Severe Trauma: The psychological and physical paralyzation of an oppressed
victim of violence.
A girl‘s silence is not an agreement. It is a muffled cry for help, an unspoken indictment
of an injustice she never chose.
Custody Discrimination and the Eradication of Childhood
The systemic bias continues into the rules governing child custody following a divorce.
The law draws a sharp, discriminatory line between sons and daughters: in the event of
a marital split, a mother is permitted to retain custody of a girl only until the age of nine,
while a boy is stripped from his mother at just seven years old.
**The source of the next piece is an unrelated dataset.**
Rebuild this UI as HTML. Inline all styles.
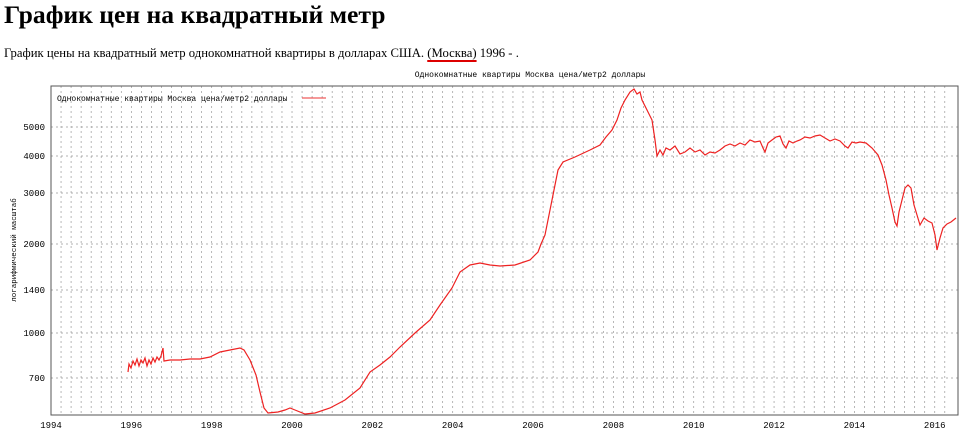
<!DOCTYPE html>
<html><head><meta charset="utf-8"><style>
body{margin:0;background:#fff;width:960px;height:445px;overflow:hidden;position:relative;font-family:"Liberation Serif",serif}
h1{position:absolute;left:4px;top:0px;margin:0;font-size:25.6px;font-weight:bold;color:#000}
.sub{position:absolute;left:4px;top:46px;font-size:12.7px;color:#000}
.sub u{text-decoration-color:#d00;text-decoration-thickness:2px;text-underline-offset:3px}
svg{position:absolute;left:0;top:0}
</style></head><body>
<h1>График цен на квадратный метр</h1>
<div class="sub">График цены на квадратный метр однокомнатной квартиры в долларах США. <u>(Москва)</u> 1996 - .</div>
<svg width="960" height="445" font-family="Liberation Mono, DejaVu Sans Mono, monospace" font-size="8.5">
<text x="530" y="77" text-anchor="middle" font-size="8">Однокомнатные квартиры Москва цена/метр2 доллары</text>
<g stroke="#999" stroke-width="0.7" stroke-dasharray="2,3" id="g"></g>
<rect x="51" y="86" width="907" height="329" fill="none" stroke="#555" stroke-width="1"/>
<g font-size="9" text-anchor="end">
<text x="45" y="130">5000</text><text x="45" y="159">4000</text><text x="45" y="196">3000</text><text x="45" y="247">2000</text><text x="45" y="293">1400</text><text x="45" y="336">1000</text><text x="45" y="381">700</text>
</g>
<text transform="translate(16,250) rotate(-90)" text-anchor="middle" font-size="7.5">логарифмический масштаб</text>
<g font-size="9" text-anchor="middle" id="xl"></g>
<text x="57" y="101" font-size="8">Однокомнатные квартиры Москва цена/метр2 доллары</text>
<line x1="302" y1="98" x2="326" y2="98" stroke="#e33" stroke-width="1"/>
<polyline fill="none" stroke="#e22" stroke-width="1.2" points="128,372 129,364 131,368 133,361 135,365 137,359 139,366 141,360 143,363 145,358 147,366 149,360 151,364 153,358 155,362 157,357 159,360 161,356 163,348 164,361 170,360 180,360 190,359 200,359 210,357 220,352 230,350 240,348 244,350 250,360 256,375 260,392 264,408 268,413 278,412 285,410 290,408 295,410 305,414 315,413 330,408 345,400 360,388 370,372 380,365 390,357 400,347 415,333 430,320 440,305 452,288 460,272 470,265 480,263 490,265 500,266 515,265 530,260 538,252 541,244 545,235 552,200 558,170 563,162 575,157 590,150 600,145 606,137 612,130 617,120 621,108 625,100 630,92 634,89 637,94 640,92 642,100 647,110 652,120 655,140 657,156 660,150 663,155 666,148 670,150 675,146 680,154 685,152 690,148 695,152 700,150 705,155 710,152 715,153 720,150 725,146 730,144 735,146 740,143 745,145 750,140 755,142 760,141 763,148 765,152 768,143 772,140 776,137 780,136 783,144 786,148 789,141 793,143 797,141 800,140 805,137 810,138 815,136 820,135 825,138 830,141 835,139 840,141 845,146 848,148 852,142 856,143 860,142 866,143 872,148 878,155 882,165 886,180 889,195 892,208 895,222 897,226 899,212 902,200 905,188 908,185 911,188 914,205 917,215 920,225 924,218 928,221 932,223 935,235 937,250 940,238 943,228 947,224 951,222 956,218"/>
</svg>
<script>
var g=document.getElementById('g'),xl=document.getElementById('xl'),s='';
for(var i=1;i<90;i++){var x=51+i*40.17/4;if(x<958)s+='<line x1="'+x+'" y1="86" x2="'+x+'" y2="415"/>';}
[127,156,193,244,290,333,378].forEach(function(y){s+='<line x1="51" y1="'+y+'" x2="958" y2="'+y+'"/>';});
g.innerHTML=s;var t='';
for(var y=1994;y<=2016;y+=2){var x=51+(y-1994)*40.17;t+='<text x="'+x+'" y="428">'+y+'</text>';}
xl.innerHTML=t;
</script>
</body></html>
Though these frameworks are publicly promoted under the guise of "social and family
organization" their true essence is clear. They represent a severe violation of
international human rights and the rights of the child. By codifying these practices, the
law normalizes, legitimizes, and legalizes child abuse. It removes any ambiguity,
explicitly proving that the forced marriage of infants, young children, and young girls to
older men is fully state-sanctioned in Afghanistan.
We live in an era where women and children globally have made historic strides in
claiming their rights. Yet, in Afghanistan, newborn babies are sold for bread, and young
girls are barred from education only to be handed over to adult husbands. The age gap
between a young girl and her firstborn child is frequently a mere eleven or twelve years.
Accused of adultery, she faces public stoning before she even reaches her thirties. Her
face grows lined and her body turns frail, enduring decades of agony.
She cannot truly live, yet she does not die from grief. She cannot comprehend why her
portion in this life is so uniquely cruel.
She wanders through a haze of constant anxiety, unable to pinpoint exactly where she
is bleeding, yet feeling an all-consuming, unbearable pain—a pain that fills her entire
body, and a pain that crushes her soul.